7. Judge ROI by decision value, not source cost
Open data can appear cheaper because access costs are low. But the real cost includes cleaning, mapping, monitoring, documentation, and analyst time. Proprietary data can look expensive up front, but it may be cheaper if it saves the team weeks of engineering and provides better coverage.
Use these questions to compare options:
- How often will the data be used?
- How much manual cleanup is required?
- Can the data be refreshed reliably?
- Will the output feed dashboards, models, or client deliverables?
- What is the cost of making the decision without this data?
Where Grepsr fits into the workflow
For teams combining open data, proprietary datasets, and structured competitor intelligence, the challenge is building a repeatable workflow. Grepsr’s Data-as-a-Service offering focuses on managed extraction, cleaning, quality checks, and delivery, while its Web Scraping API supports ready-to-integrate structured web data. For strategy and consulting teams, Grepsr’s competitive intelligence dashboard and management consulting pages show how external web data can support market monitoring, client research, and analytics workflows.
This is where open data sources used by enterprise teams become more valuable. They can be anchored in official public sources, enriched with proprietary datasets, and extended through reliable extraction when market signals are not available elsewhere.
Conclusion
Open data and proprietary data solve different problems. Open government data, public APIs, and research datasets are excellent for context and benchmarking. Proprietary datasets are useful when the business needs depth, freshness, or commercial support. Web data extraction fills the gap by capturing public market signals that neither source provides cleanly.
The smartest enterprise strategy is not open versus proprietary. It is open, proprietary, plus structured external web data, governed by clear licensing, quality checks, and delivery workflows.
Frequently Asked Questions:
What are open data sources for enterprise use?

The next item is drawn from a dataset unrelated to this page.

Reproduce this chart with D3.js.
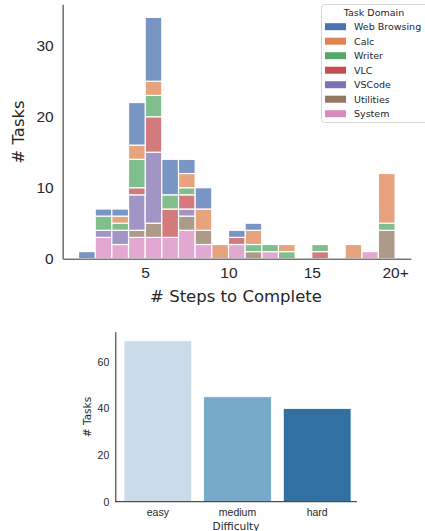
<!DOCTYPE html>
<html>
<head>
<meta charset="utf-8">
<script src="https://cdn.jsdelivr.net/npm/d3@7"></script>
<style>
  html, body { margin: 0; padding: 0; background: #fff; }
  svg { display: block; font-family: 'DejaVu Sans', sans-serif; }
</style>
</head>
<body>
<svg id="chart" width="425" height="531"></svg>
<script>
// Histogram bins (start of each 1-step bin); the last bin is "20+"
const steps = [1, 2, 3, 4, 5, 6, 7, 8, 9, 10, 11, 12, 13, 14, 15, 16, 17, 18, 19];
const domains = ['Web Browsing', 'Calc', 'Writer', 'VLC', 'VSCode', 'Utilities', 'System'];

// counts per bin, one array per task domain
const webBrowsing = [1, 1, 1, 6, 9, 5, 2, 3, 0, 1, 1, 0, 0, 0, 0, 0, 0, 0, 0];
const calc        = [0, 0, 1, 2, 2, 0, 2, 3, 2, 0, 2, 0, 1, 0, 0, 0, 2, 0, 7];
const writer      = [0, 2, 1, 4, 3, 2, 1, 0, 0, 0, 1, 1, 1, 0, 1, 0, 0, 0, 1];
const vlc         = [0, 0, 0, 1, 5, 4, 2, 0, 0, 1, 0, 0, 0, 0, 1, 0, 0, 0, 0];
const vscode      = [0, 1, 2, 5, 10, 0, 1, 0, 0, 0, 0, 0, 0, 0, 0, 0, 0, 0, 0];
const utilities   = [0, 0, 0, 1, 2, 0, 2, 2, 0, 0, 1, 0, 0, 0, 0, 0, 0, 0, 4];
const system      = [0, 3, 2, 3, 3, 3, 4, 2, 0, 2, 0, 1, 0, 0, 0, 0, 0, 1, 0];

const xTicks = [5, 10, 15, 20];
const xTickLabels = ['5', '10', '15', '20+'];
const yTicks = [0, 10, 20, 30];

// difficulty bar chart
const difficulties = ['easy', 'medium', 'hard'];
const difficultyCounts = [69, 45, 40];
const difficultyTicks = [0, 20, 40, 60];

const domainColors = ['#4c72b0', '#dd8452', '#55a868', '#c44e52', '#8172b3', '#937860', '#da8bc3'];
const difficultyColors = ['#cbdbea', '#78a9c8', '#3370a2'];
const textColor = '#262626';

const svg = d3.select('#chart');

// ---------- top chart: stacked histogram ----------
const series = [webBrowsing, calc, writer, vlc, vscode, utilities, system];
const table = steps.map((s, i) => {
  const row = { step: s };
  domains.forEach((d, j) => (row[d] = series[j][i]));
  return row;
});

const color = d3.scaleOrdinal(domains, domainColors);
const x = d3.scaleLinear([0.05, 20.95], [62.7, 410.9]);
const y = d3.scaleLinear([0, 35.85], [258.7, 4.2]);

// seaborn stacks the last hue at the bottom
const stacked = d3.stack().keys(domains.slice().reverse())(table);

const histChart = svg.append('g');
histChart.append('g')
  .selectAll('g')
  .data(stacked)
  .join('g')
  .attr('fill', (d) => color(d.key))
  .attr('fill-opacity', 0.75)
  .selectAll('rect')
  .data((d) => d.filter((v) => v[1] > v[0]))
  .join('rect')
  .attr('x', (d) => x(d.data.step))
  .attr('width', (d) => x(d.data.step + 1) - x(d.data.step))
  .attr('y', (d) => y(d[1]))
  .attr('height', (d) => y(d[0]) - y(d[1]))
  .attr('stroke', '#fff')
  .attr('stroke-width', 1.2);

// axes
histChart.append('g')
  .attr('transform', `translate(0,${y(0)})`)
  .call(d3.axisBottom(x).tickValues(xTicks).tickFormat((d, i) => xTickLabels[i]).tickSize(0).tickPadding(8))
  .call((g) => g.select('.domain').attr('stroke', '#777').attr('stroke-width', 1.6))
  .call((g) => g.selectAll('text').attr('fill', textColor).style('font-size', '15.5px'));

histChart.append('g')
  .attr('transform', `translate(${x.range()[0]},0)`)
  .call(d3.axisLeft(y).tickValues(yTicks).tickSize(0).tickPadding(9))
  .call((g) => g.select('.domain').attr('stroke', '#777').attr('stroke-width', 1.6))
  .call((g) => g.selectAll('text').attr('fill', textColor).style('font-size', '15.5px'));

histChart.append('text')
  .attr('x', 236)
  .attr('y', 302)
  .attr('text-anchor', 'middle')
  .attr('fill', textColor)
  .style('font-size', '16.5px')
  .text('# Steps to Complete');

histChart.append('text')
  .attr('transform', 'translate(24,132) rotate(-90)')
  .attr('text-anchor', 'middle')
  .attr('fill', textColor)
  .style('font-size', '16.5px')
  .text('# Tasks');

// legend
const legend = histChart.append('g');
legend.append('rect')
  .attr('x', 321.5)
  .attr('y', 4.5)
  .attr('width', 108)
  .attr('height', 118)
  .attr('rx', 3)
  .attr('fill', '#fff')
  .attr('fill-opacity', 0.8)
  .attr('stroke', '#d6d6d6');
legend.append('text')
  .attr('x', 374)
  .attr('y', 16)
  .attr('text-anchor', 'middle')
  .attr('fill', textColor)
  .style('font-size', '9.5px')
  .text('Task Domain');
const entries = legend.selectAll('g.entry')
  .data(domains)
  .join('g')
  .attr('class', 'entry')
  .attr('transform', (d, i) => `translate(325,${26.7 + i * 14.5})`);
entries.append('rect')
  .attr('x', 0)
  .attr('y', -3.5)
  .attr('width', 21)
  .attr('height', 7)
  .attr('fill', (d) => color(d));
entries.append('text')
  .attr('x', 29)
  .attr('y', 3.5)
  .attr('fill', textColor)
  .style('font-size', '9.5px')
  .text((d) => d);

// ---------- bottom chart: tasks by difficulty ----------
const bx = d3.scaleBand(difficulties, [118, 357]).paddingInner(0.15).paddingOuter(0.075);
const by = d3.scaleLinear([0, 72.9], [501.7, 331.7]);

const barChart = svg.append('g');
barChart.append('g')
  .selectAll('rect')
  .data(difficulties)
  .join('rect')
  .attr('x', (d) => bx(d))
  .attr('width', bx.bandwidth())
  .attr('y', (d, i) => by(difficultyCounts[i]))
  .attr('height', (d, i) => by(0) - by(difficultyCounts[i]))
  .attr('fill', (d, i) => difficultyColors[i])
  .attr('stroke', '#fff')
  .attr('stroke-width', 0.8);

barChart.append('g')
  .attr('transform', `translate(0,${by(0)})`)
  .call(d3.axisBottom(bx).tickSize(0).tickPadding(7))
  .call((g) => g.select('.domain').attr('d', `M115.3,0H357`).attr('stroke', textColor).attr('stroke-width', 1))
  .call((g) => g.selectAll('text').attr('fill', textColor).style('font-size', '10.5px'));

barChart.append('g')
  .attr('transform', 'translate(115.3,0)')
  .call(d3.axisLeft(by).tickValues(difficultyTicks).tickSize(0).tickPadding(6))
  .call((g) => g.select('.domain').attr('stroke', textColor).attr('stroke-width', 1))
  .call((g) => g.selectAll('text').attr('fill', textColor).style('font-size', '10.5px'));

barChart.append('text')
  .attr('x', 236)
  .attr('y', 530)
  .attr('text-anchor', 'middle')
  .attr('fill', textColor)
  .style('font-size', '10.5px')
  .text('Difficulty');

barChart.append('text')
  .attr('transform', 'translate(90.5,417) rotate(-90)')
  .attr('text-anchor', 'middle')
  .attr('fill', textColor)
  .style('font-size', '10.5px')
  .text('# Tasks');
</script>
</body>
</html>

They include government portals, public APIs, research repositories, regulatory filings, and international datasets used for market analysis, benchmarking, risk research, and planning.

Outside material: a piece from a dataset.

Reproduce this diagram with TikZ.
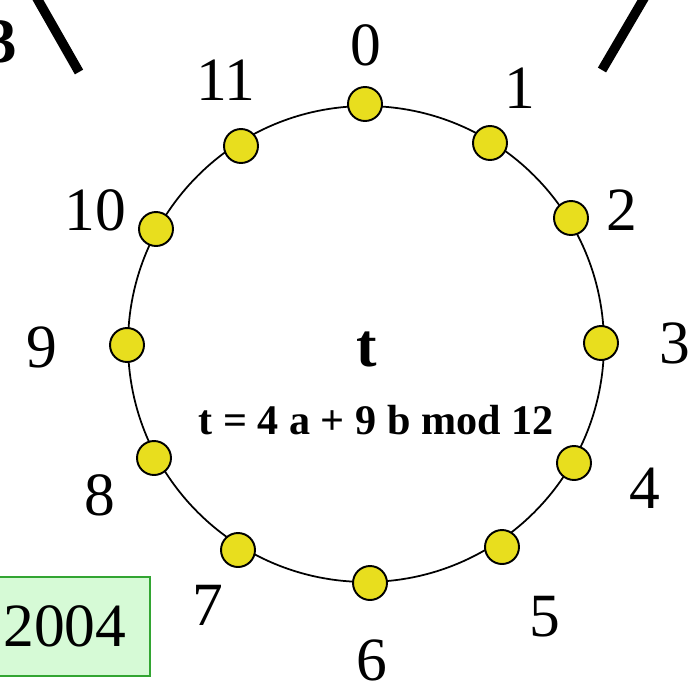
\documentclass[tikz,border=0pt]{standalone}
\usepackage{fontspec}
\setmainfont{Liberation Serif}
\usetikzlibrary{calc}
\definecolor{DotYellow}{RGB}{232,222,30}
\definecolor{BoxGreen}{RGB}{50,165,50}
\definecolor{LightGreen}{RGB}{214,250,214}
\tikzset{
	dot/.style={circle, draw=black, line width=1.1pt, fill=DotYellow, minimum size=0.68cm, inner sep=0pt},
	num/.style={font=\fontsize{35}{40}\selectfont, inner sep=0pt},
	stroke/.style={line width=0.19cm},
	yearbox/.style={draw=BoxGreen, fill=LightGreen, line width=1.2pt, minimum width=3.4cm, minimum height=1.98cm, inner sep=0pt, font=\fontsize{35}{40}\selectfont}
}

\begin{document}
\begin{tikzpicture}[x=0.02cm, y=-0.02cm] % units are pixels of the page, y pointing down
	\useasboundingbox (0,0) rectangle (697,684);
	\coordinate (O) at (366,344);
	\draw[line width=1pt] (O) circle (4.76cm);
	\foreach \n/\x/\y in {0/365/104, 1/490/143, 2/571/218, 3/601/343, 4/574/463, 5/502/547,
		6/370/583, 7/238/550, 8/154/458, 9/127/345, 10/156/229, 11/241/146}
	\node[dot] (d\n) at (\x,\y) {};
	\foreach \n/\x/\y in {0/366/45, 1/520/88, 2/622/210, 3/675/343, 4/645/488, 5/545/617,
		6/372/660, 7/208/605, 8/100/495, 9/42/347, 10/95/210, 11/226/80}
	\node[num] (l\n) at (\x,\y) {\n};
	\node[font=\bfseries\fontsize{35}{40}\selectfont, inner sep=0pt] (t) at (367,349) {t};
	\node[font=\bfseries\fontsize{24}{28}\selectfont, inner sep=0pt] (eq) at (376,420) {t = 4 a + 9 b mod 12};
	\node[font=\bfseries\fontsize{36}{40}\selectfont, inner sep=0pt, anchor=east] (cut) at (17,42) {3};
	\draw[stroke] (30,-14) -- (79,72);
	\draw[stroke] (650,-12) -- (602,70);
	\node[yearbox] (yr) at (65,626.5) {2004};
\end{tikzpicture}
\end{document}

Are free public data sources reliable?
They can be reliable when they come from official, maintained, and well-documented sources. Teams still need to check update frequency, definitions, coverage, licensing, and quality.
When should enterprises use proprietary datasets?

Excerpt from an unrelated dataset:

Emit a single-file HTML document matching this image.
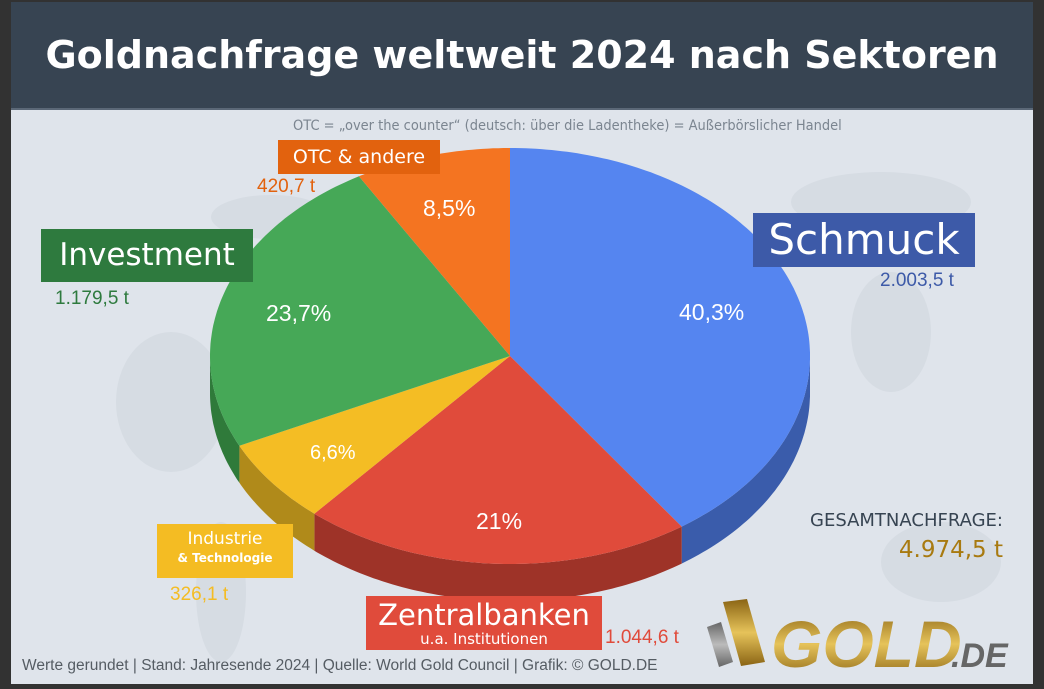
<!DOCTYPE html>
<html><head><meta charset="utf-8"><style>
html,body{margin:0;padding:0;}
body{width:1044px;height:689px;background:#323232;position:relative;overflow:hidden;font-family:"Liberation Sans",sans-serif;}
#card{position:absolute;left:11px;top:2px;width:1022px;height:682px;background:#dfe4eb;overflow:hidden;}
#title{position:absolute;left:0;top:0;width:1022px;height:106px;background:#374452;border-bottom:2px solid #5b6877;color:#fff;font-family:"DejaVu Sans","Liberation Sans",sans-serif;font-weight:bold;font-size:38px;line-height:106px;text-align:center;}
.a{position:absolute;white-space:nowrap;}
.box{position:absolute;color:#fff;text-align:center;font-family:"DejaVu Sans","Liberation Sans",sans-serif;}
svg{position:absolute;left:0;top:0;}
</style></head><body>
<div id="card">
<div id="title">Goldnachfrage weltweit 2024 nach Sektoren</div>
<svg width="1022" height="682" id="s">
 <g fill="#d6dce3">
  <ellipse cx="260" cy="215" rx="60" ry="22"/>
  <ellipse cx="870" cy="200" rx="90" ry="30"/>
  <ellipse cx="930" cy="560" rx="60" ry="40"/>
  <ellipse cx="210" cy="590" rx="25" ry="70"/>
  <ellipse cx="160" cy="400" rx="55" ry="70"/>
  <ellipse cx="880" cy="330" rx="40" ry="60"/>
 </g>
 <g id="pie"></g>
</svg>
<div class="a" style="left:282px;top:116px;font-size:14px;color:#7b8590;font-family:'DejaVu Sans',sans-serif;transform:scaleX(0.93);transform-origin:left;">OTC = „over the counter“ (deutsch: über die Ladentheke) = Außerbörslicher Handel</div>

<div class="box" style="left:742px;top:211px;width:222px;height:54px;background:#3d5aa8;font-size:42px;line-height:54px;">Schmuck</div>
<div class="a" style="left:869px;top:268px;font-size:19px;color:#3d5aa8;">2.003,5 t</div>

<div class="box" style="left:30px;top:227px;width:212px;height:53px;background:#2e7a3e;font-size:31px;line-height:53px;">Investment</div>
<div class="a" style="left:44px;top:286px;font-size:19px;color:#2e7a3e;">1.179,5 t</div>

<div class="box" style="left:267px;top:138px;width:162px;height:34px;background:#e2620e;font-size:19px;line-height:34px;">OTC &amp; andere</div>
<div class="a" style="left:246px;top:174px;font-size:19px;color:#e2620e;">420,7 t</div>

<div class="box" style="left:146px;top:522px;width:136px;height:54px;background:#f4bc23;"><div style="font-size:17px;margin-top:5px;">Industrie</div><div style="font-size:12px;font-weight:bold;margin-top:2px;">&amp; Technologie</div></div>
<div class="a" style="left:159px;top:582px;font-size:19px;color:#f4bc23;">326,1 t</div>

<div class="box" style="left:355px;top:594px;width:236px;height:54px;background:#e04b3b;"><div style="font-size:29px;line-height:32px;margin-top:3px;">Zentralbanken</div><div style="font-size:15px;line-height:16px;">u.a. Institutionen</div></div>
<div class="a" style="left:594px;top:625px;font-size:19px;color:#e04b3b;">1.044,6 t</div>

<div class="a" style="right:30px;top:508px;font-size:18px;color:#374452;font-family:'DejaVu Sans',sans-serif;">GESAMTNACHFRAGE:</div>
<div class="a" style="right:30px;top:535px;font-size:23px;color:#a87a10;font-family:'DejaVu Sans',sans-serif;">4.974,5 t</div>

<div class="a" style="left:11px;top:655px;font-size:15.5px;color:#555c63;">Werte gerundet | Stand: Jahresende 2024 | Quelle: World Gold Council | Grafik: © GOLD.DE</div>

<svg width="1022" height="682" style="pointer-events:none">
 <defs>
  <linearGradient id="gd" x1="0" y1="0" x2="0" y2="1"><stop offset="0" stop-color="#8a6414"/><stop offset="0.5" stop-color="#e6c35a"/><stop offset="1" stop-color="#8a6414"/></linearGradient>
  <linearGradient id="sv" x1="0" y1="0" x2="0" y2="1"><stop offset="0" stop-color="#666"/><stop offset="0.5" stop-color="#bbb"/><stop offset="1" stop-color="#666"/></linearGradient>
 </defs>
 <path d="M696 625 L710 620 L722 660 L708 665 Z" fill="url(#sv)"/>
 <path d="M712 600 L736 597 L754 660 L730 664 Z" fill="url(#gd)"/>
 <text x="760" y="665" font-family="Liberation Sans,sans-serif" font-weight="bold" font-style="italic" font-size="66" fill="url(#gd)">GOLD</text>
 <text x="940" y="665" font-family="Liberation Sans,sans-serif" font-weight="bold" font-style="italic" font-size="34" fill="#666">.DE</text>
</svg>

<div class="a" style="left:668px;top:297px;font-size:23px;color:#fff;">40,3%</div>
<div class="a" style="left:255px;top:298px;font-size:23px;color:#fff;">23,7%</div>
<div class="a" style="left:412px;top:193px;font-size:23px;color:#fff;">8,5%</div>
<div class="a" style="left:299px;top:440px;font-size:20px;color:#fff;">6,6%</div>
<div class="a" style="left:465px;top:506px;font-size:23px;color:#fff;">21%</div>
</div>
<script>
(function(){
var cx=510-11,cy=356-2,rx=300,ry=208,d=37;
function P(t,dy){t=t*Math.PI/180;return [(cx+rx*Math.sin(t)).toFixed(1),(cy-ry*Math.cos(t)+(dy||0)).toFixed(1)];}
var seg=[[0,145.08,'#5585f0','#3a5cab'],[145.08,220.68,'#e04b3b','#9e3328'],[220.68,244.44,'#f4bd24','#b08a1a'],[244.44,329.76,'#46a857','#2f7a3a'],[329.76,360,'#f47421','#b85417']];
var g=document.getElementById('pie'),h='';
seg.forEach(function(s){
 var a=Math.max(s[0],90),b=Math.min(s[1],270);
 if(b>a){var pts=[];for(var t=a;t<=b;t+=1)pts.push(P(t));pts.push(P(b));
  var back=[];for(var i=pts.length-1;i>=0;i--){back.push([pts[i][0],(+pts[i][1]+d).toFixed(1)]);}
  h+='<path fill="'+s[3]+'" d="M'+pts.concat(back).map(function(p){return p.join(' ')}).join(' L')+' Z"/>';}
});
seg.forEach(function(s){
 var pts=[[cx,cy]];for(var t=s[0];t<=s[1];t+=1)pts.push(P(t));pts.push(P(s[1]));
 h+='<path fill="'+s[2]+'" d="M'+pts.map(function(p){return p.join(' ')}).join(' L')+' Z"/>';
});
g.innerHTML=h;
})();
</script>
</body></html>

Use them when the question needs fresher, more granular, or commercially supported data than public sources provide.
How can companies combine open and paid data?
Use open data for context, paid data for depth, and web data extraction for fast-moving signals such as prices, listings, reviews, and product changes.
What licensing issues matter for open data?
Check commercial use, attribution, derivative-use rights, privacy restrictions, API terms, and rate limits.
Are APIs better than scraping for open data?
APIs are better when they exist, are stable, and fit the use case. Scraping is useful when the required public data is not available through an API or feed.
Where does competitor data extraction fit?
It helps teams collect public market signals such as prices, product availability, reviews, messaging, and assortment changes.